[Begin Dataset records]

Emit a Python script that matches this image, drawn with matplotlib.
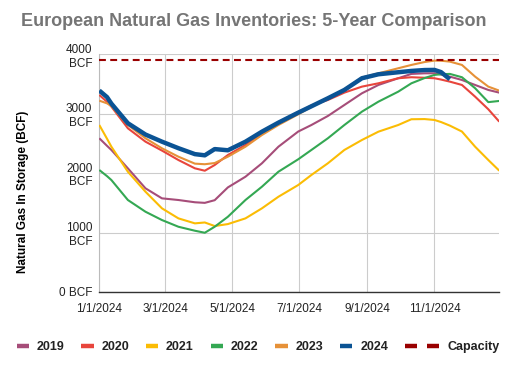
import matplotlib
matplotlib.use("Agg")
import matplotlib.pyplot as plt
from matplotlib.lines import Line2D
from matplotlib.legend_handler import HandlerBase
import numpy as np
import pandas as pd

plt.rcParams['font.family'] = ['Liberation Sans', 'DejaVu Sans']

# ---- data ----
dates = ["2024-01-01", "2024-01-08", "2024-01-12", "2024-01-27", "2024-02-12", "2024-02-27",
         "2024-03-13", "2024-03-28", "2024-04-06", "2024-04-15", "2024-04-27", "2024-05-13",
         "2024-05-28", "2024-06-12", "2024-06-30", "2024-07-12", "2024-07-27", "2024-08-11",
         "2024-08-27", "2024-09-11", "2024-09-29", "2024-10-11", "2024-10-23", "2024-11-01",
         "2024-11-07", "2024-11-15", "2024-11-26", "2024-12-08", "2024-12-20", "2024-12-30"]

y2019 = [2587, 2460, 2390, 2081, 1745, 1576, 1548, 1510, 1500, 1545, 1760, 1940, 2166, 2445, 2700,
         2810, 2962, 3147, 3344, 3484, 3597, 3670, 3680, 3681, 3660, 3624, 3568, 3484, 3400, 3355]
y2020 = [3316, 3200, 3119, 2755, 2530, 2380, 2221, 2081, 2041, 2137, 2305, 2474, 2670, 2850, 3018,
         3140, 3231, 3355, 3456, 3512, 3597, 3614, 3605, 3597, 3575, 3540, 3484, 3287, 3075, 2866]
y2021 = [2810, 2580, 2445, 2024, 1688, 1408, 1239, 1155, 1170, 1110, 1143, 1239, 1408, 1603, 1800,
         1969, 2166, 2390, 2558, 2698, 2810, 2907, 2910, 2895, 2860, 2800, 2700, 2445, 2221, 2041]
y2022 = [2053, 1950, 1884, 1548, 1351, 1211, 1098, 1031, 997, 1098, 1266, 1548, 1772, 2024, 2233,
         2390, 2587, 2810, 3035, 3203, 3371, 3512, 3600, 3653, 3665, 3670, 3614, 3429, 3195, 3215]
y2023 = [3220, 3175, 3130, 2810, 2587, 2418, 2277, 2160, 2150, 2170, 2277, 2445, 2642, 2810, 2990,
         3115, 3265, 3410, 3610, 3680, 3765, 3821, 3870, 3894, 3892, 3877, 3821, 3624, 3456, 3388]
y2024 = [3390, 3280, 3170, 2840, 2650, 2530, 2420, 2320, 2300, 2405, 2385, 2529, 2698, 2850, 3018,
         3125, 3260, 3400, 3597, 3664, 3698, 3720, 3735, 3737, 3700, 3580,
         np.nan, np.nan, np.nan, np.nan]
capacity_bcf = 3905

series_names = ["2019", "2020", "2021", "2022", "2023", "2024"]
series_values = [y2019, y2020, y2021, y2022, y2023, y2024]
series_colors = ["#a64d79", "#e8453c", "#fbbc04", "#34a853", "#e69138", "#0b5394"]
capacity_color = "#990000"

xtick_dates = ["2024-01-01", "2024-03-01", "2024-05-01", "2024-07-01", "2024-09-01", "2024-11-01"]
xtick_labels = ["1/1/2024", "3/1/2024", "5/1/2024", "7/1/2024", "9/1/2024", "11/1/2024"]
ytick_vals = [0, 1000, 2000, 3000, 4000]
ytick_labels = ["0 BCF", "1000\nBCF", "2000\nBCF", "3000\nBCF", "4000\nBCF"]

# ---- figure ----
fig = plt.figure(figsize=(5.18, 3.71), dpi=100)
ax = fig.add_axes([99.3 / 518, 1 - 292 / 371, 400 / 518, (292 - 54.3) / 371])

x = pd.to_datetime(dates)
for name, vals, col in zip(series_names, series_values, series_colors):
    lw = 3.2 if name == "2024" else 1.5
    ax.plot(x, vals, color=col, lw=lw, zorder=3 if name != "2024" else 4,
            solid_joinstyle='round', solid_capstyle='butt')
ax.axhline(capacity_bcf, color=capacity_color, lw=1.5, ls=(0, (3.3, 2.1)), zorder=5)

ax.set_xlim(pd.Timestamp("2024-01-01"), pd.Timestamp("2024-12-30"))
ax.set_ylim(0, 4000)
ax.set_xticks(pd.to_datetime(xtick_dates))
ax.set_xticklabels(xtick_labels)
ax.set_yticks(ytick_vals)
ax.set_yticklabels(ytick_labels, multialignment='right')
ax.tick_params(axis='both', length=0, labelsize=8.5, colors='#222222', pad=5)
ax.tick_params(axis='x', pad=8)
ax.grid(True, color='#cccccc', lw=0.8, zorder=0)
ax.set_axisbelow(True)
for s in ['top', 'right']:
    ax.spines[s].set_visible(False)
ax.spines['left'].set_color('#bbbbbb')
ax.spines['left'].set_linewidth(0.8)
ax.spines['bottom'].set_color('#333333')
ax.spines['bottom'].set_linewidth(1.0)

fig.text(253.5 / 518, 1 - 22 / 371, "European Natural Gas Inventories: 5-Year Comparison",
         ha='center', va='center', fontsize=13, fontweight='bold', color='#757575')
fig.text(23 / 518, 1 - 191.7 / 371, "Natural Gas In Storage (BCF)", rotation=90,
         ha='center', va='center', fontsize=8.5, fontweight='bold', color='#000000')


class DoubleDash(HandlerBase):
    def legend_artist(self, legend, orig_handle, fontsize, handlebox):
        w = handlebox.width
        h = handlebox.height
        yd = handlebox.ydescent
        handlebox.width = w * 2.8
        y = (h - yd) / 2
        seg = w
        arts = []
        for x0 in (0, w * 2.8 - seg):
            ln = Line2D([x0, x0 + seg], [y, y], color=orig_handle.get_color(),
                        lw=orig_handle.get_linewidth(), solid_capstyle='butt')
            ln.set_transform(handlebox.get_transform())
            handlebox.add_artist(ln)
            arts.append(ln)
        return arts[0]


handles = [Line2D([], [], color=c, lw=3.2, solid_capstyle='butt') for c in series_colors]
cap_handle = Line2D([], [], color=capacity_color, lw=3.2, solid_capstyle='butt')
handles.append(cap_handle)
labels = series_names + ["Capacity"]
leg = fig.legend(handles, labels, loc='center', bbox_to_anchor=(258 / 518, 1 - 347 / 371),
                 ncol=7, frameon=False, handlelength=0.98, handletextpad=0.62,
                 columnspacing=1.36, borderpad=0, borderaxespad=0,
                 prop={'weight': 'bold', 'size': 9},
                 handler_map={cap_handle: DoubleDash()})
for t in leg.get_texts():
    t.set_color('#222222')

fig.savefig("out.png", dpi=100)
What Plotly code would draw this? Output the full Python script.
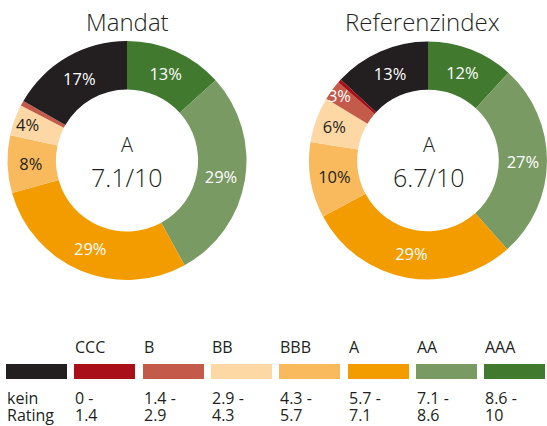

[End Dataset records]

• **Exercise**: Transcribe the entries from their first line to the line that holds "import pandas as pd", both included, and skip every picture.

• **Output for this task**:
Emit a Python script that matches this image, drawn with matplotlib.
import matplotlib
matplotlib.use("Agg")
import matplotlib.pyplot as plt
from matplotlib.lines import Line2D
from matplotlib.legend_handler import HandlerBase
import numpy as np
import pandas as pd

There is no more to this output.